The festive group visited the Seaport to participate in the 58th annual community carol sing. They gathered at Anchor Circle, surrounding a brass quartet and a little choir that stood on the steps to the Mallory Exhibit Hall. The crowd spilled out of the grass circle and families stood in the walkway, climbed onto fire escapes and balconies or leaned against buildings.

Mystic Seaport offered free admission on Sunday to anyone who brought a non-perishable food item or made a cash donation, which the Seaport will give to the Pawcatuck Neighborhood Center. Before the carol sing, visitors could print Victorian Christmas cards at the Print Shop, watch carving and ship-smithing demonstrations, make a souvenir toy or participate in an event held at Treworgy Planetarium that discussed the winter skies in terms of science, mythology and religion.

At 3 p.m., the visitors convened at the anchor circle to sing carols. The event lasted more than an hour and participants sang songs both religious and secular, from "Frosty, the Snowman" to "Away in a Manger."

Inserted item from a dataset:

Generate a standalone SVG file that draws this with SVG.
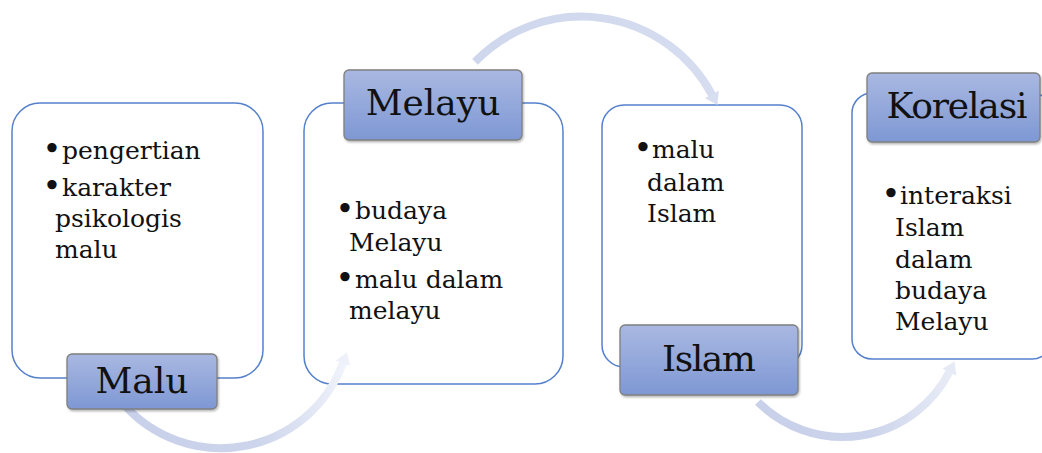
<svg xmlns="http://www.w3.org/2000/svg" width="1042" height="453" viewBox="0 0 1042 453">
  <style>
    .panel { fill: #ffffff; stroke: #5580CC; stroke-width: 1.5; }
    .tab { fill: url(#tabFill); stroke: #7F7F7F; stroke-width: 1.3; filter: url(#tabShadow); }
    .tabText { font-family: "DejaVu Serif", "Liberation Serif", serif; font-size: 36px; fill: #111111; text-anchor: middle; }
    .item { font-family: "DejaVu Serif", "Liberation Serif", serif; font-size: 25px; fill: #111111; }
    .dot { font-family: "DejaVu Serif", "Liberation Serif", serif; font-size: 32px; fill: #111111; }
    .flow { fill: none; stroke-width: 8; stroke-linecap: butt; }
  </style>
  <defs>
    <linearGradient id="tabFill" x1="0" y1="0" x2="0" y2="1">
      <stop offset="0" stop-color="#A9B8E1"/>
      <stop offset="1" stop-color="#7E98D4"/>
    </linearGradient>
    <filter id="tabShadow" x="-10%" y="-10%" width="120%" height="130%">
      <feDropShadow dx="1" dy="1.5" stdDeviation="1" flood-color="#000000" flood-opacity="0.3"/>
    </filter>
    <linearGradient id="flow1" gradientUnits="userSpaceOnUse" x1="126" y1="407" x2="343" y2="362">
      <stop offset="0" stop-color="#C8D0EA"/>
      <stop offset="0.55" stop-color="#CDD5EC"/>
      <stop offset="1" stop-color="#F0F3FA"/>
    </linearGradient>
    <linearGradient id="flow2" gradientUnits="userSpaceOnUse" x1="475" y1="62" x2="712" y2="95">
      <stop offset="0" stop-color="#CFD7ED"/>
      <stop offset="1" stop-color="#D6DDF0"/>
    </linearGradient>
    <linearGradient id="flow3" gradientUnits="userSpaceOnUse" x1="758" y1="402" x2="950" y2="371">
      <stop offset="0" stop-color="#C8D0EA"/>
      <stop offset="0.55" stop-color="#CDD5EC"/>
      <stop offset="1" stop-color="#E8ECF6"/>
    </linearGradient>
    <marker id="headFaint" markerUnits="userSpaceOnUse" markerWidth="14" markerHeight="18" refX="1" refY="8" orient="auto" viewBox="0 0 14 16">
      <path d="M0,0 L12,8 L0,16 z" fill="#EEF1F9"/>
    </marker>
    <marker id="headMid" markerUnits="userSpaceOnUse" markerWidth="14" markerHeight="18" refX="1" refY="8" orient="auto" viewBox="0 0 14 16">
      <path d="M0,0 L12,8 L0,16 z" fill="#D8DFF1"/>
    </marker>
    <marker id="headLight" markerUnits="userSpaceOnUse" markerWidth="14" markerHeight="18" refX="1" refY="8" orient="auto" viewBox="0 0 14 16">
      <path d="M0,0 L12,8 L0,16 z" fill="#E6EAF5"/>
    </marker>
  </defs>

  <!-- content panels -->
  <g id="panel-malu">
    <rect class="panel" x="12" y="103" width="251" height="275" rx="28"/>
    <text class="dot" x="42.5" y="160">•</text>
    <text class="item" x="62" y="159">pengertian</text>
    <text class="dot" x="42.5" y="197">•</text>
    <text class="item" x="62" y="196">karakter</text>
    <text class="item" x="55" y="227">psikologis</text>
    <text class="item" x="55" y="258">malu</text>
  </g>

  <g id="panel-melayu">
    <rect class="panel" x="304" y="103" width="259" height="281" rx="28"/>
    <text class="dot" x="335.5" y="220">•</text>
    <text class="item" x="355" y="219">budaya</text>
    <text class="item" x="349" y="251">Melayu</text>
    <text class="dot" x="335.5" y="289">•</text>
    <text class="item" x="355" y="288">malu dalam</text>
    <text class="item" x="349" y="319">melayu</text>
  </g>

  <g id="panel-islam">
    <rect class="panel" x="602" y="105" width="200" height="262" rx="22"/>
    <text class="dot" x="633.5" y="159">•</text>
    <text class="item" x="652" y="158">malu</text>
    <text class="item" x="647" y="191">dalam</text>
    <text class="item" x="647" y="222">Islam</text>
  </g>

  <g id="panel-korelasi">
    <rect class="panel" x="852" y="93" width="200" height="266" rx="20"/>
    <text class="dot" x="881.5" y="205">•</text>
    <text class="item" x="900" y="204">interaksi</text>
    <text class="item" x="895" y="236">Islam</text>
    <text class="item" x="895" y="268">dalam</text>
    <text class="item" x="895" y="299">budaya</text>
    <text class="item" x="895" y="330">Melayu</text>
  </g>

  <!-- curved flow arrows between the stages -->
  <g id="connectors">
    <path class="flow" stroke="url(#flow1)" marker-end="url(#headFaint)" d="M125.9,406.7 A130,130 0 0 0 343.2,362.5"/>
    <path class="flow" stroke="url(#flow2)" marker-end="url(#headMid)" d="M475,61.9 A148,148 0 0 1 712.2,95.2"/>
    <path class="flow" stroke="url(#flow3)" marker-end="url(#headLight)" d="M758,402 A120,120 0 0 0 949.7,371.4"/>
  </g>

  <!-- stage title tabs -->
  <g id="tab-malu">
    <rect class="tab" x="67" y="354" width="150" height="55" rx="5"/>
    <text class="tabText" x="142" y="393">Malu</text>
  </g>
  <g id="tab-melayu">
    <rect class="tab" x="344" y="70" width="178" height="70" rx="5"/>
    <text class="tabText" x="433" y="115">Melayu</text>
  </g>
  <g id="tab-islam">
    <rect class="tab" x="620" y="325" width="178" height="70" rx="5"/>
    <text class="tabText" x="709" y="371" textLength="94">Islam</text>
  </g>
  <g id="tab-korelasi">
    <rect class="tab" x="867" y="73" width="173" height="69" rx="5"/>
    <text class="tabText" x="957" y="118" textLength="141">Korelasi</text>
  </g>
</svg>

The weather-about 50 degrees and overcast, with the occasional raindrop-was hardly wintery, but the crowd still sang and jingled along. For visitors who were cold even on such a mild day, coffee, hot chocolate and apple cider were on sale at a table near the circle, and thirsty adults could add Kahlua or rum to their drinks for an extra $6.

The celebration wasn't limited to humans: several people brought dogs to the event, from a giant Irish wolfhound to a pug dressed in a green and red and covered in jingle bells. The animals greeted each other with excited barks, and children tugged on their parents' sleeves to point out each pet as it walked by.

Conductor Jamie Spillane singled out a caroler who was been at the community sing every year since it started more than 50 years ago, and several in the crowd enthusiastically raised their hands and shook their bells when he asked who has attended regularly for the past ten or twenty years.

But not everyone in the crowd was participating in an old tradition.

Doug Parulis of Oakdale was at the event with his father, who said he'd been taking his family to the community sing for thirty-plus years. But it was the first time Doug's wife, Kay Parulis, came along.

The family had stood at the back of the circle with their daughters, two-year-old Nora and six-year-old Abby.

Kay said she thought the event was "very nice," but Abby, though shy, seemed more enthusiastic. She showed off the jingle bell that hung from her neck and said her favorite song was "Rudolph the Red-Nosed Reindeer," which the crowd sang twice.